Wednesday, September 28, 2016

HAJ - MY JOURNEY AND MORE

This year I was fortunate enough to go through an important life event. I was privileged to perform Haj.
My journey started exactly one month back. We put the Ehram on from home as is the norm for an Umrah. All went well till we reached the Jeddah airport and were made to sit at the airport from 10am (landing time) till 4pm. The reasons for being detained were withheld as usual. We were kept waiting at the airport and not allowed to cross immigration and when I say we I mean the whole group of almost 100+ hajjis.. I would assume that when a person travels on Haj the people surrounding them would be nicer and more courteous and more accomodating. But from the get go what I realised was that it's in all my head. Courtesy was a foreign concept. I wonder why a country would give out a visa and then hold people like this and harass them. Especially when on the journey of Haj.
It was midnight by the time we reached Mecca and 5am by the time we finished our umrah and reached the hotel to finally rest.
The next week was for all intents and purposes peaceful. Of course there are always things and people beyond our control and help... So I learnt a lot of patience and the art of letting go.

The day of putting on the Ehram was Haj arrived. And with it came excitement and nerves.. Once we left for mina the troubles started.. Im not sure where to begin.. The tents in mina were pretty much like the Labour camps in gulf.. The very first morning I cut my hand on the sharp edges of the bunk beds that were part of our humble abode. Oh I forgot the part where I slept for hardly 2 hrs because everyone in the tent decided to wake up at 4:30am to pray Fajr. I tried to explain that the azaan would not come for another 1 hour but No one heard and the ones who did didn't care.. It was all about the bathroom lines and more nonsense.
That was the day of Arafa and I tried the whole "we have to stand in the sun and pray all day" plea also.. But even that dint deter people from switching on lights and calling out good morning at 4am. At 9am (felt like it was mid day by then) we boarded the buses for the camp at Namera from where we would walk to Arafa and believe me when I say that the camp at Namera was worse than Mina. Mina felt like 5 star Accomodation in comparison.. We had lunch at the camp in Namera and I thought I might give the bathroom a try. But one look at the small contraption they called a bathroom I turned right back. We began our walk to Arafa. The day passed by in prayer and devotion.. The sun dint make it easy.. The water felt like it was boiled I mean that was room temperature I guess..but this was the most important day.. This was the place where all wishes were granted and all sins erased.. And we prayed.. To the extent where we ran out of things to ask from God.. Of course, since i dint want to put God out too much with very many heavy duty demands I added a few light hearted requests as well.. We awaited the sunset and at the same time did not want the day to end.. But like all things come to an end.. So did this important day of our lifes.. We made our way back to Namera and then onwards to Muzdalefa..

Upon reaching Muzdalefa we had the most peaceful sleep of our life right under the open sky.. The next morning we we're up at 5am and moving again..

Then came the day for the zabihat.. To say that Haj was tough till now would be utterly stupid because the wall for zabihat that began at 6am ended at 10am and the distance we had to cover was a mere 4.7kms.. But instead we walked close to 11kms because of barricaded roads and unnecessary diversions.. And the whole idea of courtesy was an illusion in our minds.. The sun kept draining out energy and the walking just would not end... It was the first time in my life that I waiting to smell the fragance of a lamb as oppose to the odour.

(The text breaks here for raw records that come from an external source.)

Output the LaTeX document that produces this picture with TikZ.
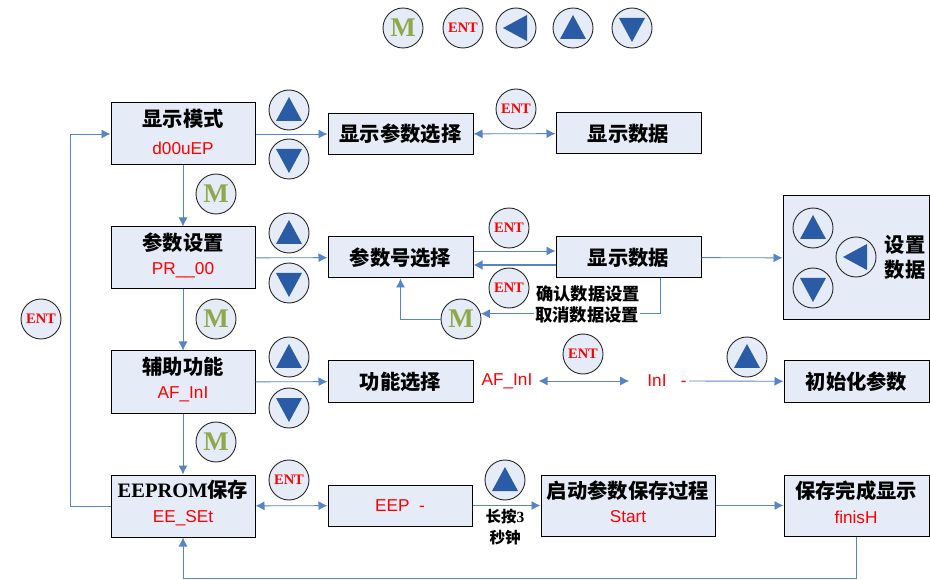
\documentclass[tikz,border=0pt]{standalone}
\usepackage{fontspec}
\setmainfont{Liberation Serif}
\newfontfamily\cjk{Noto Sans CJK SC}
\newfontfamily\arial{Liberation Sans}
\usetikzlibrary{arrows.meta}
\definecolor{boxfill}{HTML}{E6ECF7}
\definecolor{wire}{HTML}{5585C8}
\definecolor{tri}{HTML}{2A5CA5}
\definecolor{emm}{HTML}{8FA84C}
\tikzset{
  box/.style={draw=black,line width=1pt,fill=boxfill,inner sep=0pt,align=center},
  head/.style={font=\cjk\bfseries\fontsize{20.3}{24}\selectfont,text=black,inner sep=0pt},
  redl/.style={font=\arial\fontsize{17.2}{20}\selectfont,text=red,inner sep=0pt},
  note/.style={font=\cjk\bfseries\fontsize{17.3}{20}\selectfont,text=black,inner sep=0pt},
  btn/.style={circle,draw=black!85,line width=.9pt,fill=boxfill,minimum size=40pt,inner sep=0pt},
  mbtn/.style={btn,text=emm,font=\bfseries\fontsize{27}{27}\selectfont},
  entbtn/.style={btn,text=red,font=\bfseries\fontsize{14.5}{14.5}\selectfont},
  upbtn/.style={btn,path picture={\fill[tri] ([shift={(-13,11)}]path picture bounding box.center) -- ([shift={(13,11)}]path picture bounding box.center) -- ([shift={(0,-13)}]path picture bounding box.center) -- cycle;}},
  dnbtn/.style={btn,path picture={\fill[tri] ([shift={(-13,-10)}]path picture bounding box.center) -- ([shift={(13,-10)}]path picture bounding box.center) -- ([shift={(0,14)}]path picture bounding box.center) -- cycle;}},
  ltbtn/.style={btn,path picture={\fill[tri] ([shift={(11,-13)}]path picture bounding box.center) -- ([shift={(11,13)}]path picture bounding box.center) -- ([shift={(-13,0)}]path picture bounding box.center) -- cycle;}},
  wr/.style={draw=wire,line width=.9pt,-{Latex[length=9pt,width=9pt]}},
  wrr/.style={draw=wire,line width=.9pt,{Latex[length=9pt,width=9pt]}-{Latex[length=9pt,width=9pt]}},
  wrback/.style={draw=wire,line width=1.7pt,-{Latex[length=9pt,width=10pt]},shorten <=0pt}
}
\newcommand{\bigbox}[5]{% name, x1 y1 x2 y2 via centre
  \node[box,minimum width=#4pt,minimum height=#5pt] (#1) at (#2,#3) {};}
\begin{document}
\begin{tikzpicture}[x=1pt,y=-1pt]
\useasboundingbox (0,0) rectangle (930,580);
% boxes
\bigbox{a1}{183}{134}{144}{62}
\bigbox{a2}{183}{258}{144}{62}
\bigbox{a3}{183}{382}{144}{62}
\bigbox{a4}{183}{506}{144}{62}
\bigbox{b1}{400.5}{134}{145}{41}
\bigbox{b2}{400.5}{257.5}{145}{41}
\bigbox{b3}{400.5}{381.5}{145}{41}
\bigbox{b4}{400}{505.5}{144}{41}
\bigbox{c1}{628.5}{133.5}{145}{41}
\bigbox{c2}{628.5}{257.5}{145}{41}
\bigbox{d}{856}{258}{146}{124}
\bigbox{c3}{856.5}{381.5}{145}{41}
\bigbox{c4}{628}{505.5}{174}{61}
\bigbox{c5}{856.5}{505.5}{145}{61}
% inner texts
\node[head] (t1) at (183,119) {显示模式};
\node[redl] (r1) at (183,148) {d00uEP};
\node[head] (t2) at (183,243) {参数设置};
\node[redl] (r2) at (183,270) {PR\_\_00};
\node[head] (t3) at (183,367) {辅助功能};
\node[redl] (r3) at (183,394) {AF\_InI};
\node[head] (t4) at (183,490) {\fontsize{20.5}{24}\selectfont\rmfamily EEPROM\cjk\fontsize{20.3}{24}\selectfont 保存};
\node[redl] (r4) at (183,518) {EE\_SEt};
\node[head] at (b1.center) {显示参数选择};
\node[head] at (c1.center) {显示数据};
\node[head] at (b2.center) {参数号选择};
\node[head] at (c2.center) {显示数据};
\node[head] at (b3.center) {功能选择};
\node[head] at (c3.center) {初始化参数};
\node[redl] at (b4.center) {EEP\ \ -};
\node[head] (t5) at (628,491) {启动参数保存过程};
\node[redl] (r5) at (628,517) {Start};
\node[head] (t6) at (856,491) {保存完成显示};
\node[redl] (r6) at (856,517) {finisH};
\node[head] (s1) at (905,245) {设置};
\node[head] (s2) at (905,270) {数据};
% row 3 free labels
\node[redl] (af) at (507,381) {AF\_InI};
\node[redl] (inl) at (667,381) {InI\ \ \ -};
% buttons
\node[mbtn] (topm) at (403,28) {M};
\node[entbtn] (topent) at (463,28) {ENT};
\node[ltbtn] (topl) at (516,28) {};
\node[upbtn] (topu) at (573,28) {};
\node[dnbtn] (topd) at (632,28) {};
\node[upbtn] (u1) at (289,110) {};
\node[dnbtn] (d1) at (289,159) {};
\node[entbtn] (e1) at (516,109) {ENT};
\node[mbtn] (m1) at (216,194) {M};
\node[upbtn] (u2) at (289,233) {};
\node[dnbtn] (d2) at (289,283) {};
\node[entbtn] (e2) at (509,228) {ENT};
\node[entbtn] (e3) at (509,288) {ENT};
\node[mbtn] (m2) at (216,319) {M};
\node[mbtn] (m3) at (461,319) {M};
\node[upbtn] (u3) at (289,357) {};
\node[dnbtn] (d3) at (289,408) {};
\node[entbtn] (e4) at (583,354) {ENT};
\node[upbtn] (u4) at (747,357) {};
\node[mbtn] (m4) at (216,442) {M};
\node[entbtn] (e5) at (289,480) {ENT};
\node[upbtn] (u5) at (505,480) {};
\node[entbtn] (e6) at (41,319) {ENT};
\node[upbtn] (du) at (813,228) {};
\node[ltbtn] (dl) at (856,257) {};
\node[dnbtn] (dd) at (813,288) {};
% connectors
\draw[wr] (a1) -- (a2);
\draw[wr] (a2) -- (a3);
\draw[wr] (a3) -- (a4);
\draw[wr] (a1) -- (b1);
\draw[wrr] (b1) -- (c1);
\draw[wr] (a2) -- (b2);
\draw[wr] (c2) -- (d);
\draw[wr] (b2.east |- 0,251) -- (c2.west |- 0,251);
\draw[wrback] (c2.west |- 0,265) -- (b2.east |- 0,265);
\draw[wr] (a3) -- (b3);
\draw[wrr] (af.east) ++(6,0) -- ([xshift=-18pt]inl.west);
\draw[wr] ([xshift=2pt]inl.east) -- (c3);
\draw[wrr] (a4) -- (b4);
\draw[wr] (b4.east) -- (c4.west);
\draw[wr] (c4) -- (c5);
\draw[wr] (a4.west) -- (70,506) |- (a1.west);
\draw[wr] (c5.south) -- ++(0,42) -| (a4.south);
\draw[wr] (m3.west) -| (b2.south);
\coordinate (c2out) at (660,278);
\draw[wr] (c2out) |- (m3.15);
% notes on top of wires
\node[note] (n1) at (588,294) {确认数据设置};
\node[note,fill=white,inner xsep=1pt] (n2) at (587,315) {取消数据设置};
\node[note,align=center,font=\cjk\bfseries\fontsize{15.5}{21}\selectfont] (n3) at (505,527) {长按{\rmfamily 3}\\秒钟};
\end{tikzpicture}
\end{document}
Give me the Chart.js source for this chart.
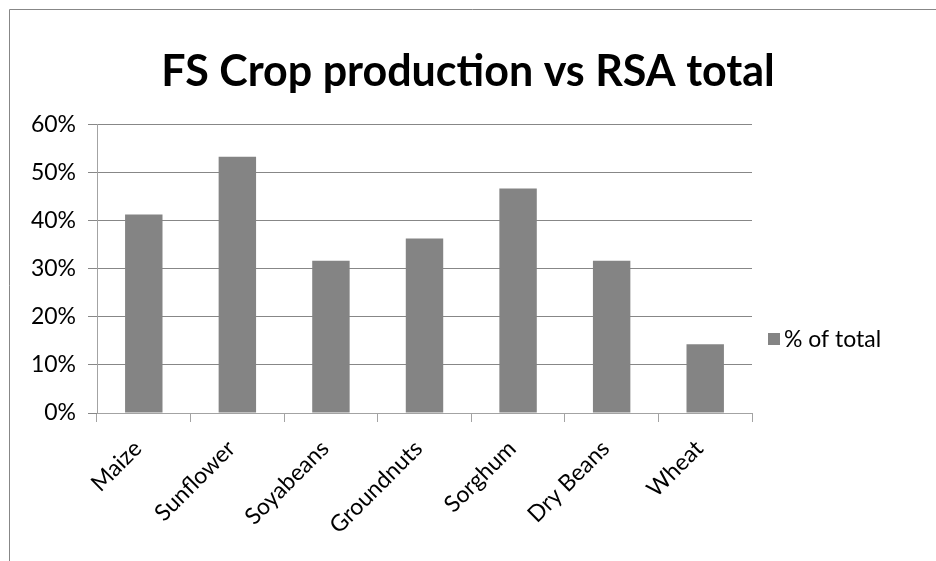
<!DOCTYPE html>
<html>
<head>
<meta charset="utf-8">
<script src="https://cdn.jsdelivr.net/npm/chart.js@4"></script>
<style>
  html, body { margin: 0; padding: 0; background: #fff; }
  #wrap { width: 936px; height: 561px; }
</style>
</head>
<body>
<div id="wrap"><canvas id="chart" width="936" height="561"></canvas></div>
<script>
// values (percent)
const crops = ['Maize', 'Sunflower', 'Soyabeans', 'Groundnuts', 'Sorghum', 'Dry Beans', 'Wheat'];
const pctOfTotal = [41.3, 53.3, 31.7, 36.3, 46.7, 31.7, 14.3];
const yTicks = [0, 10, 20, 30, 40, 50, 60];
const seriesName = '% of total';
const titleText = 'FS Crop production vs RSA total';

const FONT = 'Lato, "Open Sans", sans-serif';
const barGrey = '#848484';
const gridGrey = '#878787';
const axisGrey = '#a3a3a3';

// outer chart frame (only top and left edges show in the crop)
const framePlugin = {
  id: 'frame',
  beforeDraw(chart) {
    const ctx = chart.ctx;
    ctx.save();
    ctx.strokeStyle = gridGrey;
    ctx.lineWidth = 1;
    ctx.beginPath();
    ctx.moveTo(9.5, chart.height);
    ctx.lineTo(9.5, 9.5);
    ctx.lineTo(chart.width, 9.5);
    ctx.stroke();
    ctx.restore();
  },
  // title centred over the whole chart, not just over the padded box
  afterLayout(chart) {
    const t = chart.titleBlock;
    if (t) {
      t.left = 0;
      t.right = chart.width;
      t.width = chart.width;
    }
  }
};

// legend to the right of the plot, like Excel puts it
const sideLegend = {
  id: 'sideLegend',
  afterDraw(chart) {
    const ctx = chart.ctx;
    const ds = chart.data.datasets[0];
    const area = chart.chartArea;
    const x = area.right + 16;
    const cy = 339;
    ctx.save();
    ctx.fillStyle = ds.backgroundColor;
    ctx.fillRect(x, cy - 6, 12, 12);
    ctx.fillStyle = '#000';
    ctx.font = '23px ' + FONT;
    ctx.textBaseline = 'middle';
    ctx.textAlign = 'left';
    ctx.fillText(ds.label, x + 16, cy + 1);
    ctx.restore();
  }
};

new Chart(document.getElementById('chart'), {
  type: 'bar',
  data: {
    labels: crops,
    datasets: [{
      label: seriesName,
      data: pctOfTotal,
      backgroundColor: barGrey,
      borderWidth: 0,
      barPercentage: 0.4,
      categoryPercentage: 1.0
    }]
  },
  options: {
    responsive: false,
    animation: false,
    devicePixelRatio: 1,
    layout: { padding: { top: 10, right: 184, bottom: 0, left: 0 } },
    plugins: {
      legend: { display: false },
      tooltip: { enabled: false },
      title: {
        display: true,
        text: titleText,
        color: '#000',
        font: { family: FONT, size: 43, weight: 'bold' },
        padding: { top: 36, bottom: 27 }
      }
    },
    scales: {
      x: {
        offset: true,
        grid: {
          offset: true,
          drawOnChartArea: false,
          drawTicks: true,
          tickLength: 9,
          color: axisGrey
        },
        border: { color: axisGrey },
        ticks: {
          color: '#000',
          font: { family: FONT, size: 23 },
          minRotation: 45,
          maxRotation: 45,
          padding: 13,
          labelOffset: -6
        },
        afterFit(scale) { scale.height = 148; }
      },
      y: {
        min: 0,
        max: 60,
        afterBuildTicks(scale) { scale.ticks = yTicks.map(v => ({ value: v })); },
        grid: {
          color: gridGrey,
          drawTicks: true,
          tickLength: 9
        },
        border: { color: axisGrey },
        ticks: {
          color: '#000',
          font: { family: FONT, size: 23 },
          padding: 12,
          callback: v => v + '%'
        },
        afterFit(scale) { scale.width = 97; }
      }
    }
  },
  plugins: [framePlugin, sideLegend]
});
</script>
</body>
</html>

The sight of the slaughter house sent my heart fluttering and my happiness knew no bounds.. We finished the zabihat in 20 mins and were on our way to the hotel.. But fate was not done testing us.. The bus we took dropped us off quite a distance away from our hotel.. We walked another 45 mins weaving our walk in and out of the haram and finally reached the hotel.. Walking into the hotel room and looking at the bed sent pleasure running through my body.. But of course the pleasure of sleeping on that bad wasn't to be ours just yet.. We took ghusl and immediately left for the haram again to complete our Haj tawaaf around 1:30pm.. We were back from the Haram around 5pm and then it was a quick shower, a change of clothes, a longing look at the bed which I dint have time to sleep on and we were back on our way to Mina.. Here again we walked another 4-5 kms because the roads were closed to vehicles and walking back to the camp was our only option. We reached the camp had a quick lunch of lentils again and left to stone the Jamrah. That was another 4kms walked.. The only motivation That allowed us to make the journey back from the jamrah was the promise that this day has come to an end and we would have a mattress to sleep on once we reached the tent.. That night every one slept fitfully because we were all tired and we all felt clean and has clean clothes on.. That night we had finished the important or strenuous bits of Haj.. We were Hajjis for all intents and purposes..
The next day was all about sitting in Mina and doing nothing.. A lot of people want back to Mecca for various reasons and were charged a bomb for transport.. We sat it out and just spent the day sleeping and relaxing as much as we could in the heat and dusty environment of the tent..
The end of the day bought with it relief and the happiness of going back to Mecca and the hotel..
Now is when the whole world tilted on it's axis and people when nuts.. The 13th day of zilhaj arrived and we finished stoning the Jamrah and made our way back to the Mecca.. Our Haj was complete and humanity was lost.. We had started our 60 days period where non of our sins were taken into account and people took that to mean that you could lose all your humanity and do whatever you wanted.. The answer to anything done wrong was simply "your on Haj so don't mind anything". What no one realised was that dint only mean that no one should take offence but no one should give offence. Giving offence whether deliberately or unintentionally had to be avoided at all costs.. The attitude of people around me had me wanting to get home as soon as possible.. I dint leave my room for the next day because I was so mortified by everyone's behaviour..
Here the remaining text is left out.